Hmm, in theory it should work just the same since file cache entries are present for external storage content as well (probably with exceptions). However, if its not locally mounted, the time savings benefit might be small when getting the file list takes much longer then scraping data and updating the related database entry, not sure, depends on protocol as well I believe, or how the external drive app retrieves file list/info in general.

–unscanned works but it doesn’t find any entry to update. It lists 0 new files. It only see new files if you use the scan --all option, which is very bad in performance and can corrupt files.

And are you sure that there are indeed new files that have not yet been added to the oc_filecache database? And this is true for local mounts/paths as well, just invoked via external storage app?

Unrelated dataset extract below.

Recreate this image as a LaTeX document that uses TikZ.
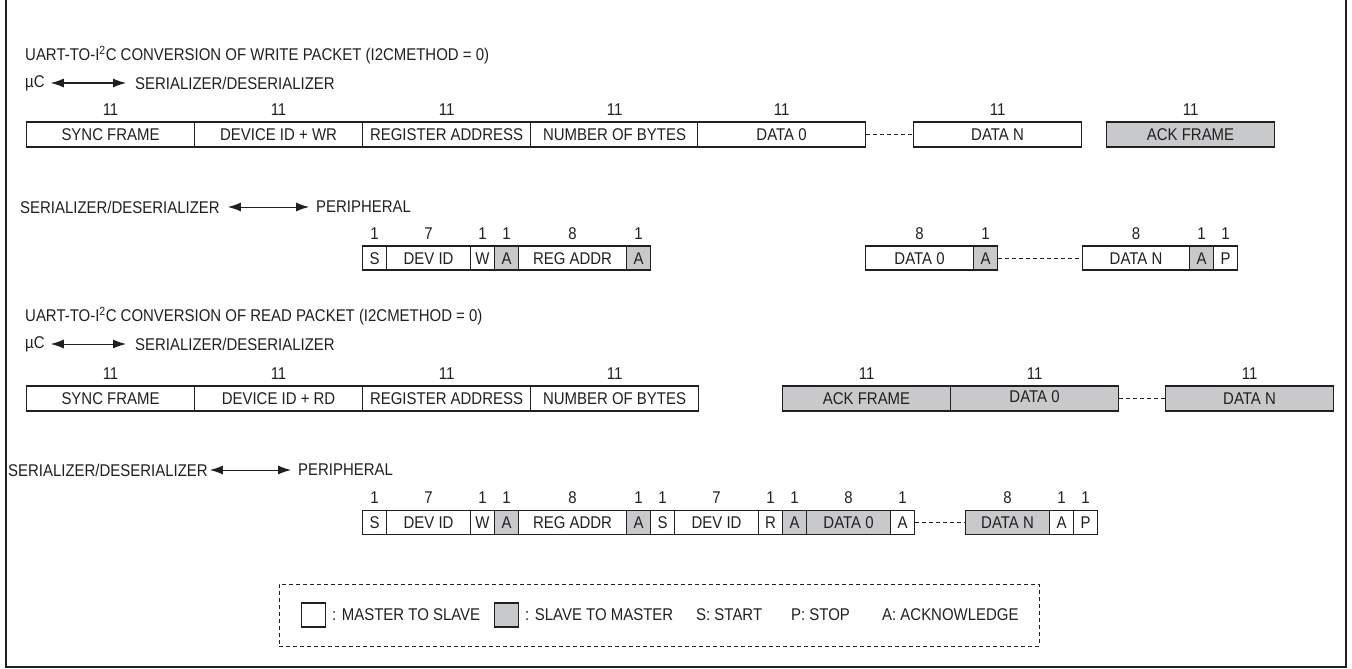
\documentclass[tikz,border=0pt]{standalone}
\usepackage{fontspec}
\setmainfont[FakeStretch=0.88]{Liberation Sans}
\usetikzlibrary{arrows.meta}
\definecolor{ink}{RGB}{35,31,32}
\definecolor{slavegray}{RGB}{200,201,203}

\begin{document}
\begin{tikzpicture}[x=1pt,y=-1pt,
		every node/.style={font=\fontsize{17}{20}\selectfont, text=ink},
		txt/.style={inner sep=0pt, anchor=west},
		bits/.style={inner sep=0pt},
		label distance=6pt,
		fld/.style={draw=ink, line width=1.1pt, fill=white, inner sep=0pt, anchor=west,
			minimum height=25pt, text height=12pt, text depth=0pt, label={[bits]above:#1}},
		sfld/.style={fld=#1, fill=slavegray},
		gap/.style={draw=ink, line width=0.8pt, dash pattern=on 4pt off 3pt},
		twoway/.style={{Latex[length=13pt,width=9pt]}-{Latex[length=13pt,width=9pt]}, draw=ink, line width=1pt}]
	\useasboundingbox (0,0) rectangle (1352,669);
	\draw [ink, line width=2pt] (6,0) -- (6,667) -- (1346,667) -- (1346,0);
	% write packet, uC side
	\node [txt] (titleW) at (25,55) {UART-TO-I\textsuperscript{2}C CONVERSION OF WRITE PACKET (I2CMETHOD = 0)};
	\node [txt] (ucW) at (25,83) {µC};
	\node [txt] (sdW) at (135,83) {SERIALIZER/DESERIALIZER};
	\draw [twoway] ([xshift=6]ucW.east) -- ([xshift=-9]sdW.west);
	\node [fld=11, minimum width=168] (sync1) at (26,134.5) {SYNC FRAME};
	\node [fld=11, minimum width=168] (dev1) at (194,134.5) {DEVICE ID + WR};
	\node [fld=11, minimum width=168] (reg1) at (362,134.5) {REGISTER ADDRESS};
	\node [fld=11, minimum width=168] (nob1) at (530,134.5) {NUMBER OF BYTES};
	\node [fld=11, minimum width=168] (dz1) at (697,134.5) {DATA 0};
	\node [fld=11, minimum width=168] (dn1) at (913,134.5) {DATA N};
	\node [sfld=11, minimum width=168] (ack1) at (1106,134.5) {ACK FRAME};
	\draw [gap] (dz1.east) -- (dn1.west);
	% write packet, peripheral side
	\node [txt] (sdP2) at (20,207) {SERIALIZER/DESERIALIZER};
	\node [txt] (per2) at (316,207) {PERIPHERAL};
	\draw [twoway] ([xshift=8]sdP2.east) -- ([xshift=-7]per2.west);
	\node [fld=1, minimum width=24, minimum height=24] (s2) at (362,258) {S};
	\node [fld=7, minimum width=84, minimum height=24] (did2) at (386,258) {DEV ID};
	\node [fld=1, minimum width=24, minimum height=24] (w2) at (470,258) {W};
	\node [sfld=1, minimum width=24, minimum height=24] (a2) at (494,258) {A};
	\node [fld=8, minimum width=108, minimum height=24] (ra2) at (518,258) {REG ADDR};
	\node [sfld=1, minimum width=24, minimum height=24] (a2b) at (626,258) {A};
	\node [fld=8, minimum width=108, minimum height=24] (d02) at (865,258) {DATA 0};
	\node [sfld=1, minimum width=24, minimum height=24] (a2c) at (973,258) {A};
	\node [fld=8, minimum width=107, minimum height=24] (dn2) at (1082,258) {DATA N};
	\node [sfld=1, minimum width=24, minimum height=24] (a2d) at (1189,258) {A};
	\node [fld=1, minimum width=24, minimum height=24] (p2) at (1213,258) {P};
	\draw [gap] (a2c.east) -- (dn2.west);
	% read packet, uC side
	\node [txt] (titleR) at (25,316) {UART-TO-I\textsuperscript{2}C CONVERSION OF READ PACKET (I2CMETHOD = 0)};
	\node [txt] (ucR) at (25,344) {µC};
	\node [txt] (sdR) at (135,344) {SERIALIZER/DESERIALIZER};
	\draw [twoway] ([xshift=6]ucR.east) -- ([xshift=-9]sdR.west);
	\node [fld=11, minimum width=168] (sync3) at (26,398.5) {SYNC FRAME};
	\node [fld=11, minimum width=168] (dev3) at (194,398.5) {DEVICE ID + RD};
	\node [fld=11, minimum width=168] (reg3) at (362,398.5) {REGISTER ADDRESS};
	\node [fld=11, minimum width=168] (nob3) at (530,398.5) {NUMBER OF BYTES};
	\node [sfld=11, minimum width=168] (ack3) at (782,398.5) {ACK FRAME};
	\node [sfld=11, minimum width=168] (dz3) at (950,398.5) {\raisebox{2pt}{DATA 0}};
	\node [sfld=11, minimum width=168] (dn3) at (1165,398.5) {DATA N};
	\draw [gap] (dz3.east) -- (dn3.west);
	% read packet, peripheral side
	\node [txt] (sdP4) at (8,470) {SERIALIZER/DESERIALIZER};
	\node [txt] (per4) at (298,470) {PERIPHERAL};
	\draw [twoway] ([xshift=2]sdP4.east) -- ([xshift=-7]per4.west);
	\node [fld=1, minimum width=24, minimum height=24] (s4) at (362,522.5) {S};
	\node [fld=7, minimum width=84, minimum height=24] (did4) at (386,522.5) {DEV ID};
	\node [fld=1, minimum width=24, minimum height=24] (w4) at (470,522.5) {W};
	\node [sfld=1, minimum width=24, minimum height=24] (a4) at (494,522.5) {A};
	\node [fld=8, minimum width=108, minimum height=24] (ra4) at (518,522.5) {REG ADDR};
	\node [sfld=1, minimum width=24, minimum height=24] (a4b) at (626,522.5) {A};
	\node [fld=1, minimum width=24, minimum height=24] (s4b) at (650,522.5) {S};
	\node [fld=7, minimum width=84, minimum height=24] (did4b) at (674,522.5) {DEV ID};
	\node [fld=1, minimum width=24, minimum height=24] (r4) at (758,522.5) {R};
	\node [sfld=1, minimum width=24, minimum height=24] (a4c) at (782,522.5) {A};
	\node [sfld=8, minimum width=84, minimum height=24] (d04) at (806,522.5) {DATA 0};
	\node [fld=1, minimum width=24, minimum height=24] (a4d) at (890,522.5) {A};
	\node [sfld=8, minimum width=84, minimum height=24] (dn4) at (965,522.5) {DATA N};
	\node [fld=1, minimum width=24, minimum height=24] (a4e) at (1049,522.5) {A};
	\node [fld=1, minimum width=24, minimum height=24] (p4) at (1073,522.5) {P};
	\draw [gap] (a4d.east) -- (dn4.west);
	% legend
	\node [draw=ink, line width=0.8pt, dash pattern=on 4pt off 3pt, minimum width=760, minimum height=62] (legend) at (659,615) {};
	\node [draw=ink, line width=1.1pt, fill=white, anchor=west, minimum width=24, minimum height=24, inner sep=0pt] (msq) at (301,615) {};
	\node [txt] (mtxt) at (332,615) {: MASTER TO SLAVE};
	\node [draw=ink, line width=1.1pt, fill=slavegray, anchor=west, minimum width=24, minimum height=24, inner sep=0pt] (ssq) at (494,615) {};
	\node [txt] (stxt) at (525,615) {: SLAVE TO MASTER};
	\node [txt] (start) at (696,615) {S: START};
	\node [txt] (stop) at (791,615) {P: STOP};
	\node [txt] (ackn) at (882,615) {A: ACKNOWLEDGE};
\end{tikzpicture}
\end{document}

Probably the way the external storage app “walks” through files implies that it makes no difference (in how the files are accessed) between only getting the name/path to check for oc_filecache entry and getting all info required to create a new entry. It then makes doubled sense that this check is not included as regular background job (filesystem_check_changes).
However then this would be something to add to the documentation: https://github.com/nextcloud/documentation

The example file isn’t available anymore. Any chance you could clarify where exactly this change should be made?
Thanks

Here is the documentation for the latest nextcloud version

'filesystem_check_changes' => 0, added to /config/config.php.